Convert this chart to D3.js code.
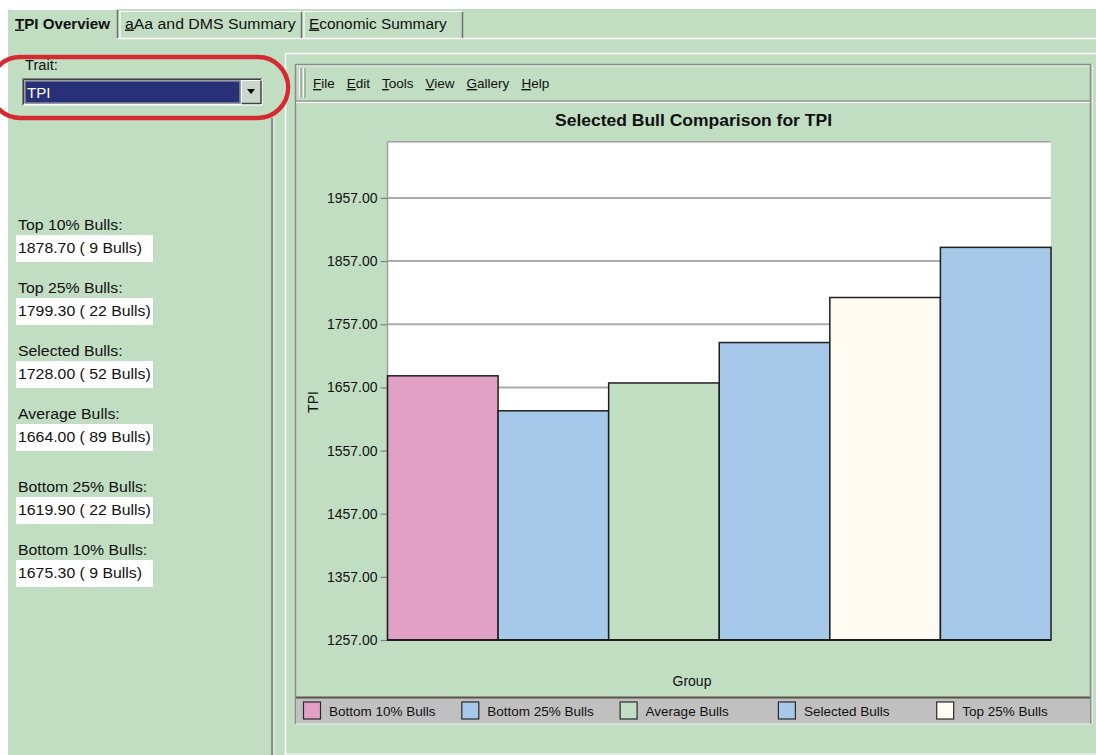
<!DOCTYPE html>
<html>
<head>
<meta charset="utf-8">
<script src="https://cdn.jsdelivr.net/npm/d3@7"></script>
<style>
  html, body { margin: 0; padding: 0; background: #ffffff; }
  svg { display: block; }
  text { font-family: "Liberation Sans", Arial, sans-serif; fill: #111; }
</style>
</head>
<body>
<svg id="chart" width="1096" height="755"></svg>
<script>
// ---------- data ----------
const categories = ["Bottom 10% Bulls", "Bottom 25% Bulls", "Average Bulls", "Selected Bulls", "Top 25% Bulls", "Top 10% Bulls"];
const values = [1675.3, 1619.9, 1664.0, 1728.0, 1799.3, 1878.7];
const barColors = ["#E0A1C5", "#A6C8E9", "#C1DEC3", "#A6C8E9", "#FFFBF2", "#A6C8E9"];
const legendItems = ["Bottom 10% Bulls", "Bottom 25% Bulls", "Average Bulls", "Selected Bulls", "Top 25% Bulls"];
const yTicks = [1257, 1357, 1457, 1557, 1657, 1757, 1857, 1957];
const yDomain = [1257, 2046];

const summaryLabels = ["Top 10% Bulls:", "Top 25% Bulls:", "Selected Bulls:", "Average Bulls:", "Bottom 25% Bulls:", "Bottom 10% Bulls:"];
const summaryValues = [1878.70, 1799.30, 1728.00, 1664.00, 1619.90, 1675.30];
const summaryCounts = [9, 22, 52, 89, 22, 9];

const tabs = ["TPI Overview", "aAa and DMS Summary", "Economic Summary"];
const menuItems = ["File", "Edit", "Tools", "View", "Gallery", "Help"];

const chartTitle = "Selected Bull Comparison for TPI";
const yLabel = "TPI";
const xLabel = "Group";

// ---------- helpers ----------
const BG = "#C1DEC3";
const svg = d3.select("#chart");

function stretch(sel, k) {
  sel.each(function () {
    const w = this.getComputedTextLength();
    this.setAttribute("textLength", (w * k).toFixed(2));
    this.setAttribute("lengthAdjust", "spacingAndGlyphs");
  });
  return sel;
}
function mnemonicText(g, str, x, y, opts) {
  const t = g.append("text").attr("x", x).attr("y", y)
    .style("font-size", opts.size + "px")
    .style("font-weight", opts.bold ? "bold" : "normal");
  t.append("tspan").style("text-decoration", "underline").text(str[0]);
  t.append("tspan").text(str.slice(1));
  return t;
}
function line(x1, y1, x2, y2, color, w) {
  svg.append("line").attr("x1", x1).attr("y1", y1).attr("x2", x2).attr("y2", y2)
    .attr("stroke", color).attr("stroke-width", w || 1);
}

// ---------- window background ----------
svg.append("rect").attr("x", 8).attr("y", 9).attr("width", 1088).attr("height", 746).attr("fill", BG);

// ---------- tabs ----------
const tabG = svg.append("g");
const tabBounds = [[8, 118], [119, 302], [303, 463]];
const tabStretch = [1.08, 1.13, 1.1];
line(118, 38.5, 1096, 38.5, "#ffffff", 1.5);
tabBounds.forEach((b, i) => {
  const top = i === 0 ? 9 : 11;
  if (i > 0) line(b[0] + 1, top, b[0] + 1, 38, "#ffffff", 1.2);
  line(b[0] + 1, top + 0.5, b[1] - 1, top + 0.5, "#ffffff", 1);
  line(b[1] - 0.5, top + 1, b[1] - 0.5, 38, "#707070", 1.5);
  const t = mnemonicText(tabG, tabs[i], b[0] + (i === 0 ? 7 : 6), 28.5, { size: 14, bold: i === 0 });
  stretch(t, tabStretch[i]);
});

// ---------- outer chart panel borders ----------
line(285, 53.5, 1096, 53.5, "#ffffff", 1.5);
line(285.5, 53, 285.5, 755, "#ffffff", 1.5);
line(285, 754, 1096, 754, "#ffffff", 1);

// left split separator
line(272, 118, 272, 755, "#8C8C8C", 2);
line(274, 118, 274, 755, "#E6F0E6", 1);

// ---------- trait selector ----------
const trait = svg.append("g");
stretch(trait.append("text").attr("x", 25).attr("y", 69.5).style("font-size", "14px").text("Trait:"), 1.05);
trait.append("rect").attr("x", 22.5).attr("y", 78.5).attr("width", 240).attr("height", 27)
  .attr("fill", "#ffffff").attr("stroke", "none");
line(22.5, 78.5, 262, 78.5, "#808080", 1);
line(22.5, 78.5, 22.5, 105.5, "#808080", 1);
line(23.5, 79.5, 261, 79.5, "#404040", 1);
line(23.5, 79.5, 23.5, 104.5, "#404040", 1);
trait.append("rect").attr("x", 24.5).attr("y", 80.5).attr("width", 216).attr("height", 23).attr("fill", "#283078");
trait.append("rect").attr("x", 25.5).attr("y", 81.5).attr("width", 214).attr("height", 21)
  .attr("fill", "none").attr("stroke", "#E8E070").attr("stroke-width", 0.8).attr("stroke-dasharray", "1,1");
stretch(trait.append("text").attr("x", 27).attr("y", 97.5).style("font-size", "14px").style("fill", "#ffffff").text("TPI"), 1.08);
trait.append("rect").attr("x", 241).attr("y", 80.5).attr("width", 20).attr("height", 23).attr("fill", "#C9D8CA");
line(241.5, 80.5, 241.5, 103.5, "#ffffff", 1);
line(241.5, 80.5, 261, 80.5, "#ffffff", 1);
line(261, 80.5, 261, 104, "#404040", 1.5);
line(241.5, 103.5, 261, 103.5, "#404040", 1.5);
trait.append("path").attr("d", "M247,89 L255,89 L251,94 Z").attr("fill", "#000");

// highlight oval
svg.append("rect").attr("x", -10).attr("y", 57).attr("width", 298).attr("height", 61).attr("rx", 30).attr("ry", 30)
  .attr("fill", "none").attr("stroke", "#D52A30").attr("stroke-width", 4.5);

// ---------- summary list ----------
const sum = svg.append("g");
summaryLabels.forEach((lab, i) => {
  const top = 235 + i * 63 + (i >= 4 ? 10 : 0);
  stretch(sum.append("text").attr("x", 18).attr("y", top - 5).style("font-size", "14px").text(lab), 1.13);
  sum.append("rect").attr("x", 16).attr("y", top).attr("width", 137).attr("height", 27).attr("fill", "#ffffff");
  stretch(sum.append("text").attr("x", 18).attr("y", top + 18).style("font-size", "14px")
    .text(`${summaryValues[i].toFixed(2)} ( ${summaryCounts[i]} Bulls)`), 1.13);
});

// ---------- inner chart frame ----------
line(295, 64.5, 1091, 64.5, "#8A8A8A", 1.5);
line(296, 66, 1090, 66, "#E4ECE4", 1);
line(295.5, 64, 295.5, 724, "#8A8A8A", 1.5);
line(1090.5, 64, 1090.5, 724, "#8A8A8A", 1.5);
line(1092.5, 64, 1092.5, 724, "#E4ECE4", 1);
// grip
line(299.5, 68, 299.5, 98, "#ffffff", 1); line(301, 68, 301, 98, "#8A8A8A", 1);
line(303.5, 68, 303.5, 98, "#ffffff", 1); line(305, 68, 305, 98, "#8A8A8A", 1);
// menu
const menu = svg.append("g");
let mx = 313;
menuItems.forEach(m => {
  const t = mnemonicText(menu, m, mx, 88, { size: 13.5, bold: false });
  mx += t.node().getComputedTextLength() + 12;
});
line(296, 101, 1090, 101, "#9A9A9A", 1.5);
line(296, 102.5, 1090, 102.5, "#ffffff", 1);

// title
svg.append("text").attr("x", 693.5).attr("y", 126).attr("text-anchor", "middle")
  .style("font-size", "16.5px").style("font-weight", "bold").text(chartTitle)
  .attr("textLength", 277).attr("lengthAdjust", "spacingAndGlyphs");

// ---------- plot ----------
const plotL = 387.5, plotR = 1051, plotT = 141.7, plotB = 640;
const x = d3.scaleBand().domain(categories).range([plotL, plotR]).padding(0);
const y = d3.scaleLinear().domain(yDomain).range([plotB, plotT]);

svg.append("rect").attr("x", plotL).attr("y", plotT).attr("width", plotR - plotL).attr("height", plotB - plotT).attr("fill", "#ffffff");
line(plotL, plotT, plotR, plotT, "#A0A0A0", 1.5);
line(plotL, plotT, plotL, plotB, "#A0A0A0", 1.5);

// grid
svg.append("g").selectAll("line").data(yTicks.filter(d => d > yDomain[0])).join("line")
  .attr("x1", plotL).attr("x2", plotR).attr("y1", d => y(d)).attr("y2", d => y(d))
  .attr("stroke", "#ABABAB").attr("stroke-width", 2);

// y axis
const yAxis = d3.axisLeft(y).tickValues(yTicks).tickFormat(d3.format(".2f")).tickSize(7).tickPadding(3);
const yg = svg.append("g").attr("transform", `translate(${plotL},0)`).call(yAxis);
yg.select(".domain").remove();
yg.selectAll(".tick line").attr("stroke", "#808080").attr("stroke-width", 1.2);
yg.selectAll(".tick text").style("font-size", "14px").style("font-family", "Liberation Sans, Arial, sans-serif").attr("fill", "#111");

// bars
svg.append("g").selectAll("rect").data(categories).join("rect")
  .attr("x", d => x(d)).attr("width", x.bandwidth())
  .attr("y", (d, i) => y(values[i])).attr("height", (d, i) => plotB - y(values[i]))
  .attr("fill", (d, i) => barColors[i]).attr("stroke", "#1E1E1E").attr("stroke-width", 1.5);

// baseline
line(plotL - 0.5, plotB, plotR, plotB, "#1E1E1E", 1.8);

// axis titles
svg.append("text").attr("transform", "translate(318,402) rotate(-90)").attr("text-anchor", "middle")
  .style("font-size", "14px").text(yLabel);
svg.append("text").attr("x", 692).attr("y", 686).attr("text-anchor", "middle")
  .style("font-size", "14px").text(xLabel);

// ---------- legend ----------
svg.append("rect").attr("x", 296).attr("y", 698).attr("width", 794).attr("height", 25.5).attr("fill", "#C0C0C0");
line(296, 697.5, 1090, 697.5, "#5E5048", 2);
line(296, 724, 1091, 724, "#EDEDED", 1);
const lg = svg.append("g").selectAll("g").data(legendItems).join("g")
  .attr("transform", (d, i) => `translate(${303.5 + i * 158.3},702)`);
lg.append("rect").attr("width", 17).attr("height", 17)
  .attr("fill", (d, i) => barColors[i]).attr("stroke", "#2A2A2A").attr("stroke-width", 1.2);
lg.append("text").attr("x", 25.5).attr("y", 13.5).style("font-size", "13.5px").text(d => d);
</script>
</body>
</html>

◇ ◇ ◇ ◇

# Aim of the exercise:
Repeat only the lines between the start of the data and the line with "const yDomain = [1257, 2046];", including those two lines, and skip the pictures.

# Full solution:
Convert this chart to D3.js code.
<!DOCTYPE html>
<html>
<head>
<meta charset="utf-8">
<script src="https://cdn.jsdelivr.net/npm/d3@7"></script>
<style>
  html, body { margin: 0; padding: 0; background: #ffffff; }
  svg { display: block; }
  text { font-family: "Liberation Sans", Arial, sans-serif; fill: #111; }
</style>
</head>
<body>
<svg id="chart" width="1096" height="755"></svg>
<script>
// ---------- data ----------
const categories = ["Bottom 10% Bulls", "Bottom 25% Bulls", "Average Bulls", "Selected Bulls", "Top 25% Bulls", "Top 10% Bulls"];
const values = [1675.3, 1619.9, 1664.0, 1728.0, 1799.3, 1878.7];
const barColors = ["#E0A1C5", "#A6C8E9", "#C1DEC3", "#A6C8E9", "#FFFBF2", "#A6C8E9"];
const legendItems = ["Bottom 10% Bulls", "Bottom 25% Bulls", "Average Bulls", "Selected Bulls", "Top 25% Bulls"];
const yTicks = [1257, 1357, 1457, 1557, 1657, 1757, 1857, 1957];
const yDomain = [1257, 2046];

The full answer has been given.